Max van Gelder (12 February 1916 – 2 October 2004), professionally known as Max Geldray, was a jazz harmonica player. Best known for providing the musical interludes for The Goon Show, he was also credited as being the first harmonica player to embrace the jazz style.

Geldray was born in the Netherlands and played jazz in England, Belgium, France and his home country, before settling in Britain at the outbreak of the Second World War; he was wounded during the Invasion of Normandy. He appeared in nearly every episode of The Goon Show, providing one of the musical interludes and the closing music for each programme. After The Goon Show series finished in 1960, he settled in the US, where he worked as an entertainer in the Reno casinos alongside the likes of Sarah Vaughan and Billy Daniels. Moving to Palm Springs, he eventually became a part-time counsellor at the Betty Ford Center. He was married twice and has one son. Geldray died in 2004 at the age of 88.

Geldray was born Max Leon van Gelder, on 12 February 1916 in Amsterdam, Netherlands to Jewish parents. His father, Leon van Gelder, was a commercial traveller, and his mother was Margarite, née Baillosterky. By 1922 Leon was the European Manager for Maja perfume and the family moved out of Amsterdam to Bilthoven. Both parents could play the piano—Leon was self-taught and played by ear, while Margarite was classically trained—and it was Leon who started to teach Geldray how to play. He developed love of jazz music after hearing Louis Armstrong on the radio in 1928; Geldray later wrote "how could anyone not love its energy, its vitality and the freedom of its form? And Louis Armstrong among all the players, became something special to me".
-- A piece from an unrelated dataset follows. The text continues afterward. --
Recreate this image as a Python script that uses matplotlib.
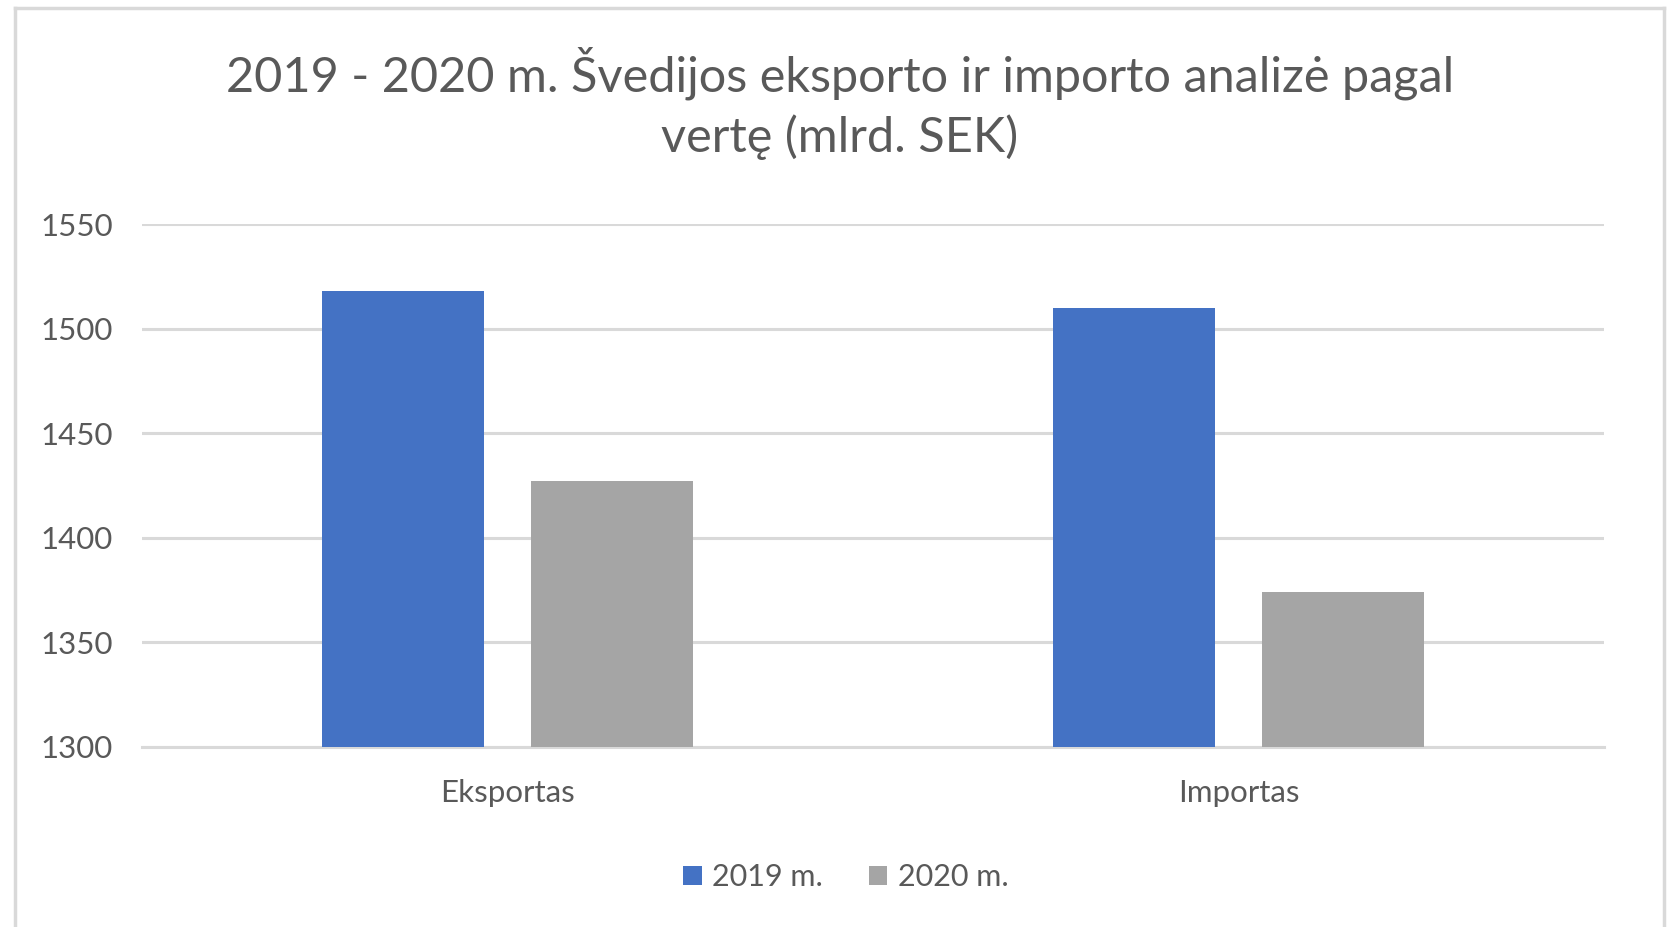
import matplotlib
matplotlib.use("Agg")
import matplotlib.pyplot as plt
import numpy as np
from matplotlib.lines import Line2D

categories = ["Eksportas", "Importas"]
years = ["2019 m.", "2020 m."]
values_2019 = [1518, 1510]
values_2020 = [1427, 1374]
colors = ["#4472C4", "#A5A5A5"]
yticks = [1300, 1350, 1400, 1450, 1500, 1550]
title = "2019 - 2020 m. Švedijos eksporto ir importo analizė pagal\nvertę (mlrd. SEK)"

plt.rcParams["font.family"] = ["Lato", "DejaVu Sans"]
text_color = "#595959"
grid_color = "#D9D9D9"

fig = plt.figure(figsize=(16.73, 9.27), dpi=100)
ax = fig.add_axes([142 / 1673, 1 - 747 / 927, (1604 - 142) / 1673, (747 - 224) / 927])

x = np.arange(len(categories))
width = 0.222
offset = 0.143
ax.bar(x - offset, np.array(values_2019) - 1300, width, bottom=1300, color=colors[0], label=years[0], zorder=3)
ax.bar(x + offset, np.array(values_2020) - 1300, width, bottom=1300, color=colors[1], label=years[1], zorder=3)

ax.set_xlim(-0.5, 1.5)
ax.set_ylim(1300, 1550)
ax.set_yticks(yticks)
ax.set_xticks(x)
ax.set_xticklabels(categories)
ax.grid(axis="y", color=grid_color, linewidth=2.2, zorder=0)
for s in ["top", "right", "left"]:
    ax.spines[s].set_visible(False)
ax.spines["bottom"].set_color(grid_color)
ax.spines["bottom"].set_linewidth(2.2)
ax.tick_params(axis="both", length=0, colors=text_color, labelsize=22.5)
ax.tick_params(axis="y", pad=21)
ax.tick_params(axis="x", pad=23)

fig.text(840 / 1673, 1 - 103 / 927, title, ha="center", va="center", fontsize=35,
         color=text_color, linespacing=1.39)

fig.legend(loc="center", bbox_to_anchor=(846 / 1673, 1 - 877 / 927), ncol=2, frameon=False,
           fontsize=22, labelcolor=text_color, handlelength=0.6, handleheight=0.6,
           handletextpad=0.35, columnspacing=1.5)

# chart frame
frame = dict(color=grid_color, linewidth=2.5, transform=fig.transFigure)
fig.add_artist(Line2D([15 / 1673, 15 / 1673], [0, 1 - 8 / 927], **frame))
fig.add_artist(Line2D([1664 / 1673, 1664 / 1673], [0, 1 - 8 / 927], **frame))
fig.add_artist(Line2D([15 / 1673, 1664 / 1673], [1 - 8 / 927, 1 - 8 / 927], **frame))

fig.savefig("out.png", dpi=100, facecolor="white")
In February 1930 Geldray heard a mouth organ player on BBC Radio and mentioned the performance to a friend, Hans Mossel, owner of a music shop in Amsterdam; Mossel had ordered a chromatic harmonica the previous week and gave it to Geldray, who practised assiduously. By 1934 Geldray had made some appearances on Dutch radio and formed a band with eight others; an agent named Franklin billed the group as "Mac [sic] Geldray and his Mouth Accordion Band", changing the surname of the principal to the name he retained for the rest of his life. With his performances, Geldray became the first person to play the harmonica in the jazz style. A change in the format of the band to a quartet and the introduction of a new manager led to a six-week tour of English theatres in 1937, accompanying the comedian Tom Moss; the band changed its name to "The Hollander Boys". During the tour Moss introduced Geldray to Jack Hylton, who invited him to play in his orchestra for the evening.